The project was approved last year by the Board of Selectmen, the Board of Finance and the appropriation of $6.9 million was approved by the Representative Town Meeting just before last November’s election.
The project has also seemed to split its support and opposition down party lines, with the Democrats largely opposing the project and Republicans largely supporting it.
Selectman Dave Campbell, who conceived of the project during his last term as first selectman, is now serving as the building committee chairman.
First Selectman Jayme Stevenson and Selectman Jerry Nielsen, the remainder of the Republican majority on the board, have supported the project.
Democrats David Bayne and John Lundeen used their opposition to the project as one of their platforms during Lundeen’s failed bid for first selectman last November.
Bayne remained opposed to the contingency funding Monday night, he said, because he felt that the cost should be attributed to the Shuffle, and mentioned concern for other costs that might come forward causing “budget creep.”
Campbell explained that the project went to bid later than he expected because the use of 35 Leroy Ave. as an education facility entitled the town to some reimbursement. It has already earned the town $400,000 on the original purchase of the old library building.
However, the state’s education department needed to review the plans for the new Board of Education offices to be eligible for reimbursement. There’s a possibility the town could earn another $200,000 from the state.
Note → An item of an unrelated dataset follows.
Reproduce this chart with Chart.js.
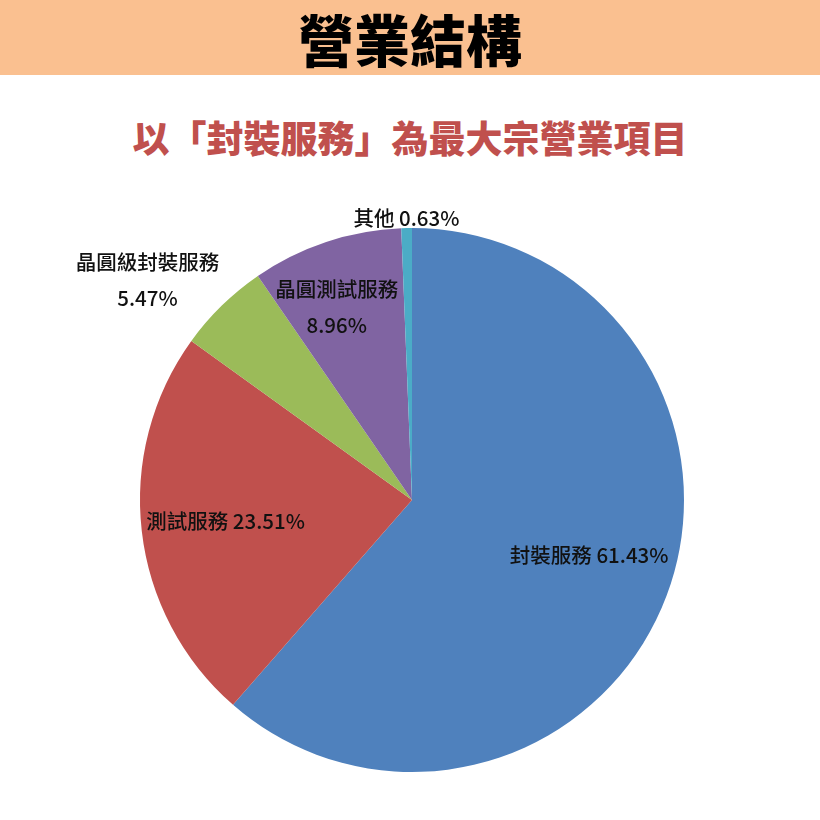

The project is expected to go out to bid next week. But Campbell said that Yankee Gas requires a contract before it will put 35 Leroy Ave. on its queue to install the gas line. Because Yankee Gas is the only vendor to do install the gas line, and because they stop installing after Nov. 1, Campbell said he didn’t want to miss the window for the project.
Campbell pointed out that the “Board of Finance isn’t going to give us more money than we need.”
Bayne said that the last time the board had discussed the Shuffle, Campbell had estimated it was about 5% over budget, but said there were no real numbers until bids came in.
Nielsen again said that construction projects are fluid and until some actual bids come in, there is no over or under budget.
Nielsen also talked about the savings driven by having a natural gas line, and Bayne said he didn’t “dispute the need,” but wondered what other “unfunded budget items” there were in the Shuffle project.
Bayne suggested items like the removal of underground oil tanks at 35 Leroy Ave. might not be included in the budget. Town Administrator Karl Kilduff pointed out that the cost of removing those had been built into the purchase price and the amount would still cover the removal.
Lundeen said part of the frustration on his and Bayne’s part was that they weren’t being told all the information that was out there. Campbell said there was nothing new to report until bids came in.
Lundeen asked about quarterly reports from the building committee and Stevenson pointed out that the last report the board had received had been in May from previous building committee chairman Norm Guimond, within the quarterly report timeframe.
Lundeen later followed up with The Darien Times to confirm the last update had not been in May, but in March, and an update was overdue.
Stevenson said she was willing to support the transfer of the $120,000 for the gas line and said Liz Mao, Board of Finance chairman, also supported it.
The board voted 3-2 to support the transfer, along party lines.